UK government ‘fully endorses’ university-industry report

Dame Ann Dowling’s report called public support for collaboration ‘excessively complex’

December 22, 2016
Ant collaboration
Source: iStock

The recommendations made by Dame Ann Dowling in her 2015 report on university-business collaboration have been fully accepted by the UK government in its official response.

Dame Ann, president of the Royal Academy of Engineering, had written that government’s “excessively complex” schemes to assist collaboration meant that the UK was not benefiting fully from connecting innovative businesses with academic research. In response to her calls to simplify the public support system, the government said that it “fully accepts” her proposals.

The response from the Department for Business, Energy and Industrial Strategy, published on 20 December, says that Innovate UK has “introduced a new sector focus and simplified offer for all funding”, which includes two competitions of funding per year – in areas such as health and life sciences, and manufacturing and materials – and a further two “open” competitions from any sector.
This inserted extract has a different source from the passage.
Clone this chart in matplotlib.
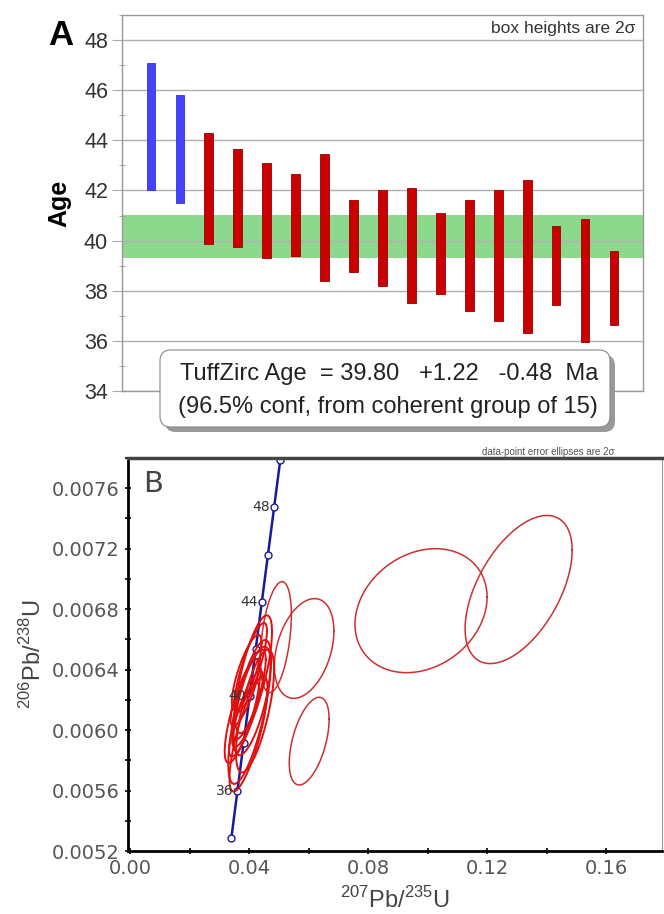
import numpy as np
import matplotlib
matplotlib.use('Agg')
import matplotlib.pyplot as plt
from matplotlib.patches import FancyBboxPatch
from matplotlib.ticker import MultipleLocator

# panel A: 2-sigma age boxes (Ma), in plotted order
box_top = [47.1, 45.8, 44.3, 43.65, 43.1, 42.65, 43.45, 41.6, 42.0, 42.1,
           41.1, 41.6, 42.0, 42.4, 40.6, 40.85, 39.6]
box_bottom = [42.0, 41.5, 39.85, 39.75, 39.3, 39.4, 38.4, 38.75, 38.2, 37.5,
              37.85, 37.2, 36.8, 36.3, 37.45, 35.95, 36.65]
box_rejected = [True, True, False, False, False, False, False, False, False,
                False, False, False, False, False, False, False, False]
tz_age = 39.80
tz_plus = 1.22
tz_minus = 0.48
tz_group = 15

# panel B: error ellipses (207Pb/235U, 206Pb/238U, 2s half widths, rho)
ell_x = [0.1306, 0.0978, 0.0490, 0.0585, 0.0602,
         0.0405, 0.0392, 0.0415, 0.0386, 0.0400, 0.0410,
         0.0395, 0.0378, 0.0420, 0.0402, 0.0383, 0.0398]
ell_y = [0.00693, 0.00679, 0.006615, 0.00654, 0.005927,
         0.006412, 0.006380, 0.006369, 0.006248, 0.006235, 0.006193,
         0.006140, 0.006126, 0.006126, 0.006120, 0.006071, 0.005975]
ell_sx = [0.0180, 0.0222, 0.0052, 0.0100, 0.0067,
          0.0055, 0.0050, 0.0062, 0.0048, 0.0056, 0.0062,
          0.0052, 0.0060, 0.0064, 0.0072, 0.0050, 0.0064]
ell_sy = [0.00049, 0.00041, 0.000367, 0.00033, 0.00029,
          0.000297, 0.00025, 0.00039, 0.000222, 0.000297, 0.000359,
          0.000253, 0.000343, 0.000406, 0.000476, 0.000247, 0.000381]
ell_rho = [0.53, 0.22, 0.40, 0.35, 0.50,
           0.82, 0.78, 0.72, 0.82, 0.78, 0.68,
           0.82, 0.78, 0.68, 0.72, 0.82, 0.78]

# concordia markers (Ma)
conc_age = [34, 36, 38, 40, 42, 44, 46, 48, 50]
conc_x = [0.034052, 0.036091, 0.038133, 0.040180, 0.042231, 0.044286,
          0.046345, 0.048408, 0.050475]
conc_y = [0.0052882, 0.0056001, 0.0059122, 0.0062243, 0.0065365, 0.0068489,
          0.0071613, 0.0074738, 0.0077864]
conc_labels = [36, 40, 44, 48]

plt.rcParams['font.family'] = ['Liberation Sans', 'DejaVu Sans']
plt.rcParams['mathtext.fontset'] = 'custom'
plt.rcParams['mathtext.rm'] = 'Liberation Sans'

fig = plt.figure(figsize=(6.64, 9.14), dpi=100)

# ---- panel A
ax = fig.add_axes([0.1837, 0.5722, 0.7846, 0.4114])
xs = np.arange(1, len(box_top) + 1)
heights = np.array(box_top) - np.array(box_bottom)
cols = ['#4444ff' if r else '#c80000' for r in box_rejected]
edges = ['#3333dd' if r else '#990000' for r in box_rejected]
ax.bar(xs, heights, bottom=box_bottom, width=0.3, color=cols,
       edgecolor=edges, linewidth=0.6, zorder=3)
ax.axhspan(tz_age - tz_minus, tz_age + tz_plus, color='#8cd88c', zorder=1.5, lw=0)
ax.set_xlim(0, len(box_top) + 1)
ax.set_ylim(34, 49)
ax.yaxis.set_major_locator(MultipleLocator(2))
ax.yaxis.set_minor_locator(MultipleLocator(1))
ax.set_xticks([])
ax.grid(axis='y', color='#b0b0b0', lw=1.0, zorder=1)
ax.tick_params(axis='y', which='major', direction='out', length=7, color='#aaaaaa',
               labelsize=15.5, labelcolor='#333333', pad=3)
ax.tick_params(axis='y', which='minor', direction='inout', length=5, color='#999999')
for s in ax.spines.values():
    s.set_color('#999999')
    s.set_linewidth(1.0)
ax.set_ylabel('Age', fontsize=18, fontweight='bold', labelpad=9)
ax.text(0.985, 0.965, 'box heights are 2σ', transform=ax.transAxes,
        ha='right', va='center', fontsize=12.5, color='#333333')
fig.text(48 / 664, 1 - 45 / 914, 'A', fontsize=25, fontweight='bold', va='baseline')

# result box with shadow
bx, by, bw, bh = 160 / 664, 1 - 427 / 914, 450 / 664, 77 / 914
shadow = FancyBboxPatch((bx + 5 / 664, by - 5 / 914), bw, bh,
                        boxstyle='round,pad=0,rounding_size=0.016',
                        mutation_aspect=664 / 914, transform=fig.transFigure,
                        fc='#999999', ec='none', zorder=5)
box = FancyBboxPatch((bx, by), bw, bh, boxstyle='round,pad=0,rounding_size=0.016',
                     mutation_aspect=664 / 914, transform=fig.transFigure,
                     fc='white', ec='#888888', lw=0.8, zorder=6)
fig.patches.extend([shadow, box])
fig.text(180 / 664, 1 - 374 / 914,
         f'TuffZirc Age  = {tz_age:.2f}   +{tz_plus:.2f}   -{tz_minus:.2f}  Ma',
         fontsize=17, color='#222222', va='center', zorder=7)
fig.text(178 / 664, 1 - 407 / 914,
         f'(96.5% conf, from coherent group of {tz_group})',
         fontsize=17, color='#222222', va='center', zorder=7)

# ---- panel B
bx2 = fig.add_axes([0.1928, 0.0689, 0.8042, 0.43])
bx2.plot(conc_x, conc_y, color='#1a1a99', lw=1.8, marker='o', ms=5,
         mfc='white', mec='#1a1a99', mew=1.0, zorder=2)
t = np.linspace(0, 2 * np.pi, 240)
for i, (cx, cy, sx, sy, rho) in enumerate(zip(ell_x, ell_y, ell_sx, ell_sy, ell_rho)):
    ex = cx + sx * np.cos(t)
    ey = cy + sy * (rho * np.cos(t) + np.sqrt(1 - rho ** 2) * np.sin(t))
    # outliers are drawn thinner and duller than the main cluster
    if i < 5:
        bx2.plot(ex, ey, color='#cc3030', lw=1.1, zorder=3)
    else:
        bx2.plot(ex, ey, color='#e01010', lw=1.4, zorder=3)
for a, x, y in zip(conc_age, conc_x, conc_y):
    if a in conc_labels:
        bx2.annotate(str(a), (x, y), xytext=(-3, 0), textcoords='offset points',
                     ha='right', va='center', fontsize=10, color='#333333',
                     family='DejaVu Sans', zorder=5)

bx2.set_xlim(-0.0007, 0.1788)
bx2.set_ylim(0.0052, 0.0078)
bx2.xaxis.set_major_locator(MultipleLocator(0.04))
bx2.xaxis.set_minor_locator(MultipleLocator(0.02))
bx2.yaxis.set_major_locator(MultipleLocator(0.0004))
bx2.yaxis.set_minor_locator(MultipleLocator(0.0002))
bx2.xaxis.set_major_formatter(plt.FormatStrFormatter('%.2f'))
bx2.yaxis.set_major_formatter(plt.FormatStrFormatter('%.4f'))
bx2.tick_params(which='both', direction='inout', length=5, width=1.2, color='black',
                labelsize=14, labelcolor='#555555')
for lab in bx2.get_xticklabels() + bx2.get_yticklabels():
    lab.set_family('DejaVu Sans')
bx2.spines['left'].set_linewidth(2.0)
bx2.spines['bottom'].set_linewidth(2.0)
bx2.spines['top'].set_linewidth(2.5)
bx2.spines['top'].set_color('#444444')
bx2.spines['right'].set_linewidth(0.8)
bx2.spines['right'].set_color('#999999')
bx2.set_xlabel(r'$^{207}$Pb/$^{235}$U', fontsize=17, color='#444444', labelpad=6)
bx2.set_ylabel(r'$^{206}$Pb/$^{238}$U', fontsize=17, color='#444444', labelpad=4)
bx2.text(0.028, 0.935, 'B', transform=bx2.transAxes, fontsize=21, color='#444444',
         family='DejaVu Sans', va='center')
fig.text(482 / 664, 1 - 452 / 914, 'data-point error ellipses are 2σ',
         fontsize=7, color='#555555', va='center')

fig.savefig('out.png', dpi=100)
Furthermore, the research councils and Innovate UK have been working with universities and business applying for grant funding to develop a system that will be “a simpler, more intuitive and flexible experience”. The government adds that it is “committed to implementing a ‘no wrong door’ approach across Innovate UK and all science and research funding councils”.

Elsewhere, the government recognises the importance the review placed on “creating an incentive framework” to promote the transfer of “ideas and people” between business and academia, and aiding students to develop business awareness early in their research careers.

It acknowledges “more can be done” to help broker relationships between industry and research partners and reaffirms its commitment to providing financial support to initiate collaborations – citing the October announcement of £100 million additional funding over the next four years to “incentivise universities to work together across England in collaborations in technology transfer and in engaging with business”.

“This will enable universities to sustainably pool expertise, respond flexibly to industrial and regional priorities, and make it easier for businesses to access opportunities to work with them,” it states.

Commenting on the government’s response to her review, Dame Ann said that she was pleased to see “how strongly” her recommendation to reduce complexity had resonated.

“While some complexity...is understandable, it was clear the government needed to simplify the public support system,” she said. “I’m pleased to see the extent to which Innovate UK has embraced this recommendation, in particular its implementation of the ‘no wrong door’ approach which means, regardless of how a business first approaches them, Innovate UK will ensure that the business is guided to the right part of Innovate UK seamlessly.”

A spokesman for the Russell Group said that the government must now follow through with their promises.

“Current mechanisms to support university-business collaboration are valuable but could be more effective. The Dowling Review identified clear areas where improvements could be made and the government has endorsed this. Ministers now need to ensure they follow through and deliver.

“Sustained long-term public investment in research and innovation is needed to ensure that the UK’s leading universities can continue to provide businesses with access to a critical mass of research excellence across disciplines.”

Naomi Weir, deputy director of the Campaign for Science and Engineering, said that she was pleased that the review has “not been left in a desk drawer” and “the points it raised are being worked on by government”.